### DESCRIPTION OF THE TASK
Starting at the first line of the data, please print exactly those lines through the one that holds "(0,0) rectangle (1351,605);", omitting every picture.

### DATASET EXTRACT
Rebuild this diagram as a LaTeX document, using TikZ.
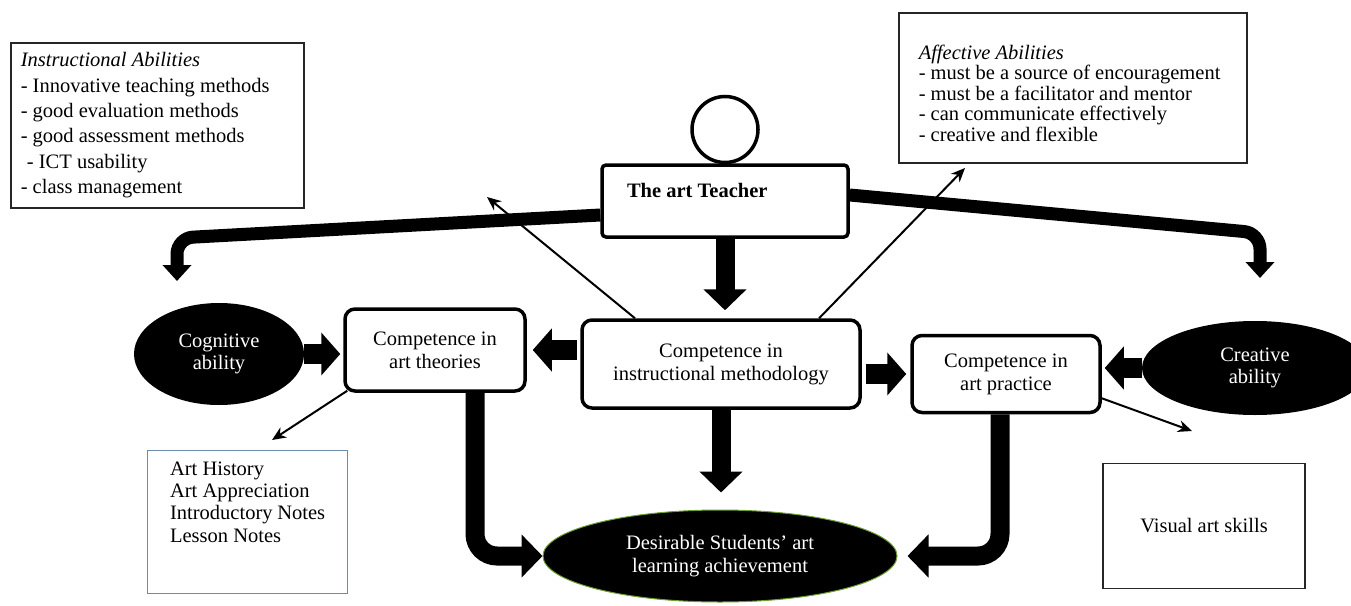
\documentclass[tikz,border=0pt]{standalone}
\usepackage{fontspec}
\setmainfont{Liberation Serif}
\usetikzlibrary{positioning,arrows.meta,shapes.geometric}

\definecolor{steelline}{RGB}{110,140,170}
\definecolor{glow}{RGB}{110,160,50}

\tikzset{
  listbox/.style={draw=black!85, line width=1.5pt, inner ysep=0pt, fill=white},
  compbox/.style={draw, line width=3.5pt, rounded corners=10pt, align=center, inner sep=0pt,
    font=\fontsize{20.5}{23}\selectfont},
  blob/.style={ellipse, fill=black, text=white, align=center, inner sep=0pt,
    font=\fontsize{20.5}{22.5}\selectfont},
  fatarrow/.style={line width=19pt, -{Triangle[width=42pt,length=21pt]}},
  stubarrow/.style={line width=20pt, -{Triangle[width=42pt,length=19pt]}},
  bendarrow/.style={line width=13pt, rounded corners=16pt, -{Triangle[width=28pt,length=16pt]}},
  thinarrow/.style={line width=2pt, -{Stealth[length=14pt,width=12pt]}},
}

\begin{document}
\begin{tikzpicture}[x=1pt,y=-1pt,font=\fontsize{20.5}{22}\selectfont]
  \useasboundingbox (0,0) rectangle (1351,605);

  % abilities of the teacher
  \node[listbox, anchor=north west, inner xsep=10pt] (instr) at (10,42)
    {\parbox[c][165pt][c]{273pt}{\fontsize{20.5}{25.4}\selectfont
      \textit{Instructional Abilities}\\
      - Innovative teaching methods\\
      - good evaluation methods\\
      - good assessment methods\\
      \hspace*{0.3em}- ICT usability\\
      - class management}};
  \node[listbox, anchor=north west, inner xsep=20pt] (affect) at (898,12)
    {\parbox[c][150pt][t]{308pt}{\fontsize{20.5}{20.5}\selectfont\vspace*{32pt}
      \textit{Affective Abilities}\\
      - must be a source of encouragement\\
      - must be a facilitator\ and mentor\\
      - can communicate effectively\\
      - creative and flexible}};

  % the teacher
  \node[draw, line width=3.5pt, rounded corners=4pt, inner xsep=25pt, inner ysep=0pt] (teach) at (725,201)
    {\parbox[c][72pt][t]{196pt}{\vspace*{18pt}\textbf{The art Teacher}}};
  \node[draw, circle, line width=3.5pt, minimum size=66pt, inner sep=0pt, above=-1pt of teach] (head) {};

  % competences
  \node[compbox, minimum width=180pt, minimum height=82pt] (theory) at (435,350) {Competence in\\art theories};
  \node[compbox, minimum width=278pt, minimum height=88pt] (method) at (721,364) {Competence in\\instructional methodology};
  \node[compbox, minimum width=188pt, minimum height=77pt] (practice) at (1006,374) {Competence in\\art practice};

  \node[blob, minimum width=170pt, minimum height=102pt] (cognitive) at (219,354) {Cognitive\\ability};
  \node[blob, minimum width=226pt, minimum height=94pt] (creative) at (1255,368) {Creative\\ability};
  \node[blob, draw=glow, line width=1pt, minimum width=354pt, minimum height=92pt] (achieve) at (720,556)
    {Desirable Students’ art\\learning achievement};

  % contents
  \node[listbox, draw=steelline, line width=1.2pt, anchor=north west, inner xsep=22.5pt] (history) at (147,450)
    {\parbox[c][143pt][t]{155pt}{\fontsize{20.5}{22.4}\selectfont\vspace*{11pt}
      Art History\\
      Art Appreciation\\
      Introductory Notes\\
      Lesson Notes}};
  \node[listbox, minimum width=202pt, minimum height=125pt, inner xsep=0pt] (skills) at (1204,526) {Visual art skills};

  \coordinate (leftbend) at (177,238);
  \coordinate (cogtop) at (177,281);
  \coordinate (rightbend) at (1260,233);
  \coordinate (creatop) at (1260,278);
  \coordinate (leftup) at (487,197);
  \coordinate (rightup) at (965,168);
  \coordinate (histtop) at (272,440);
  \coordinate (skilltop) at (1192,431);

  % arrows
  \draw[bendarrow] ([yshift=-14pt]teach.west) -- (leftbend) -- (cogtop);
  \draw[bendarrow] ([yshift=6pt]teach.east) -- (rightbend) -- (creatop);
  \draw[thinarrow] (method.152) -- (leftup);
  \draw[thinarrow] (method.25) -- (rightup);
  \draw[fatarrow, shorten >=8pt] (teach.south) -- (teach.south |- method.north);
  \draw[fatarrow, shorten >=17pt] (method.south) -- (method.south |- achieve.north);
  \draw[stubarrow, shorten >=3pt] (cognitive.east) -- (cognitive.east -| theory.west);
  \draw[stubarrow, shorten >=6pt, shorten <=3pt] (method.west |- theory.east) -- (theory.east);
  \draw[stubarrow, shorten >=4pt, shorten <=4pt] (method.east |- practice.west) -- (practice.west);
  \draw[stubarrow, shorten >=3pt] (creative.west) -- (creative.west -| practice.east);
  \draw[fatarrow, rounded corners=22pt] ([xshift=40pt]theory.south) |- (achieve.west);
  \draw[fatarrow, rounded corners=22pt, shorten >=10pt] ([xshift=-6pt]practice.south) |- (achieve.east);
  \draw[thinarrow] ([xshift=4pt,yshift=2pt]theory.south west) -- (histtop);
  \draw[thinarrow] ([yshift=16pt]practice.south east) -- (skilltop);
\end{tikzpicture}
\end{document}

### FULL ANSWER
Rebuild this diagram as a LaTeX document, using TikZ.
\documentclass[tikz,border=0pt]{standalone}
\usepackage{fontspec}
\setmainfont{Liberation Serif}
\usetikzlibrary{positioning,arrows.meta,shapes.geometric}

\definecolor{steelline}{RGB}{110,140,170}
\definecolor{glow}{RGB}{110,160,50}

\tikzset{
  listbox/.style={draw=black!85, line width=1.5pt, inner ysep=0pt, fill=white},
  compbox/.style={draw, line width=3.5pt, rounded corners=10pt, align=center, inner sep=0pt,
    font=\fontsize{20.5}{23}\selectfont},
  blob/.style={ellipse, fill=black, text=white, align=center, inner sep=0pt,
    font=\fontsize{20.5}{22.5}\selectfont},
  fatarrow/.style={line width=19pt, -{Triangle[width=42pt,length=21pt]}},
  stubarrow/.style={line width=20pt, -{Triangle[width=42pt,length=19pt]}},
  bendarrow/.style={line width=13pt, rounded corners=16pt, -{Triangle[width=28pt,length=16pt]}},
  thinarrow/.style={line width=2pt, -{Stealth[length=14pt,width=12pt]}},
}

\begin{document}
\begin{tikzpicture}[x=1pt,y=-1pt,font=\fontsize{20.5}{22}\selectfont]
  \useasboundingbox (0,0) rectangle (1351,605);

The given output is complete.